With Stambia, different teams working on for e.g. a data warehouse project involving a database like Teradata, as well as a real-time streaming Project with a message broker like Kafka or a Data lake project on Cloud like AWS, GCP or Azure where you deal with Data Storage, SQL and NoSQLdatabases etc., can be managed within the same designer.
With the Universal Data Mapper, everyone designs the data flows in a consistent way, irrespective of the type of project or technology involved, which gives a greater confidence in fullfiling current and future data needs.
Stambia: An ELT approach to let Spark do the heavy-lifting
Stambia is an ELT solution that works on "Delegation of Transformation" concept.
This means that the design you create are translated to a code, native to the underlying technology.
In case of Spark, all the drag n drop you perform, from source to target, all the transformation you write, as well the functions that you provide are translated into a Spark application.
Stambia, with it's light footprint, will produce Spark code and let users manage and monitor it through an easy to use GUI.
Easily customizable and adaptible solution at your disposal
Stambia due to it's notion of templates, can be easily customized without changing the existing designs. Template are global objects that hold the Spark program generation code.

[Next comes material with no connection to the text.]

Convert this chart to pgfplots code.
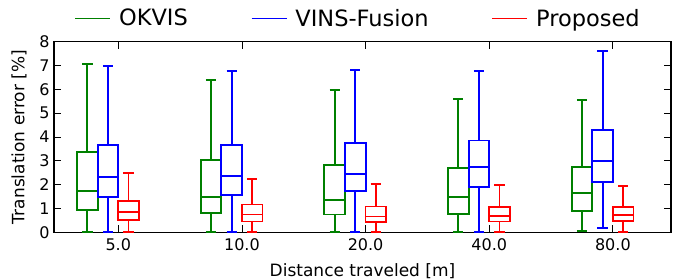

These can be quickly customized, enhanced and upgraded for any version of Spark. Dedicated version specific templates can also be maintained in your project.
As a result of this, every time there is a new Spark version, the existing designs/mappings are not impacted. A simple replacement of the latest template in your projects does the job of upgrading.
On the other hand, hands-on developers as well, can modify these templates to add features themselves without any constraint, and industrialize their customizations and innovations by sharing it across different teams.
Following dedicated Hadoop connectors are available:
1. Datawarehouse ○ Apache Hive ○ Cloudera Impala 2. NoSQL Data base ○ Apache HBASE 3. Storage ○ HDFS 4. Security ○ Kerberos 5. Advanced Processing ○ Apache Spark 6. Messaging ○ Apache Kafka 7. Data Transfer Sqoop
Data loading performances
Performances are improved when loading or extracting data through a bunch of options on the connectors allowing to customize how data is processed such as choosing a Spark jdbc load, or specifc data loaders from the database.